Naturalmente, todo este camino está mediado por nuestro acceso parcial a cada una de estas etapas de la revelación. El carácter parcial de nuestro acceso histórico y crítico a cada una de estas etapas hace que, por definición, el Jesús de la ciencia histórica no se identifique sino parcialmente con el Jesús de la historia, y a la vez, que no haya contradicción entre ambos (parcial ≠ falso). Es necesario insistir en la distinción entre el Jesús real y el Jesús histórico: el primero es el que nació de María y vivió en Palestina en el siglo I, y el segundo es la reconstrucción del primero, tal como la ciencia histórica lo puede hacer a partir de los testimonios disponibles. Es necesario, entonces, comprender la relación entre la realidad y sus expresiones, es decir, entre la realidad y las figuras que permitieron a los discípulos comprender, expresar y transmitir la identidad de Jesús.

Las figuras, es decir, los esquemas mentales o las metáforas, utilizadas en los evangelios para describir a Jesús, normalmente están tomadas del Antiguo Testamento, pero para ser aplicadas a Jesús, a esta nueva realidad que los discípulos tienen ante sus ojos, estas figuras deben ser modificadas. Es necesario resignificar y a la vez relativizar las figuras que se le aplican, porque la realidad de Jesús supera la figura que la expresa: Jesús es una verdadera novedad y, por este motivo, nuestro lenguaje no es capaz de expresarlo exhaustivamente. Por ello el discurso acerca de Jesús siempre será indicativo; la realidad del Dios hecho hombre siempre supera nuestras conceptualizaciones humanas. Así lo afirma el Catecismo de la Iglesia Católica, citando a Santo Tomás de Aquino:

No creemos en las fórmulas, sino en las realidades que éstas expresan y que la fe nos permite ‘tocar’. ‘El acto (de fe) del creyente no se detiene en el enunciado, sino en la realidad (enunciada)’. Sin embargo, nos acercamos a estas realidades con la ayuda de las formulaciones de la fe.

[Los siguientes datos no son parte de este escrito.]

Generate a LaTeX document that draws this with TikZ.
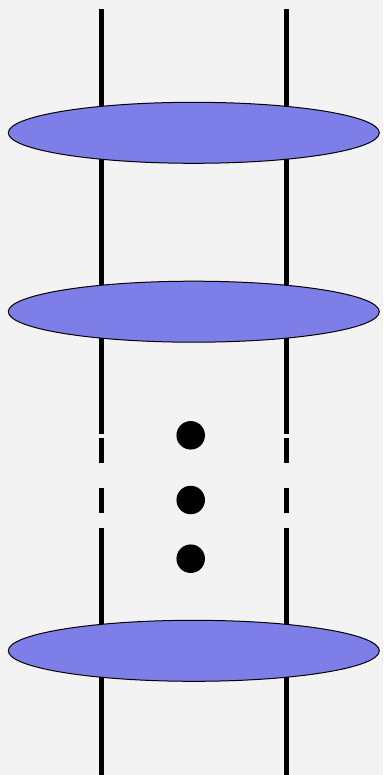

Éstas permiten expresar y transmitir la fe, celebrarla en comunidad, asimilarla y vivir de ella cada vez más14.

Las formulaciones no se identifican con la realidad que buscan expresar. Las figuras sirven como esquemas mentales, son modos de entender y expresar (siempre parcialmente) la realidad que se manifiesta en Jesús, y que los testigos comprenden a su modo y transmiten a su modo (no podía ser de otra manera). Por ejemplo, cuando se le aplica a Jesús el título de Mesías o Profeta (figuras del Antiguo Testamento) es porque los testigos perciben en Jesús algo que puede ser comprendido y transmitido mediante esa expresión del Antiguo Testamento.

El carácter novedoso de Jesús de Nazaret impide definirlo por medio de género próximo y diferencia específica. Todo intento de equiparar o nivelar a Jesús con otros fenómenos humanos, sean psicológicos o incluso religiosos, implica inevitablemente una reducción que renuncia a lo característico de Jesús, que en definitiva, es lo más valioso.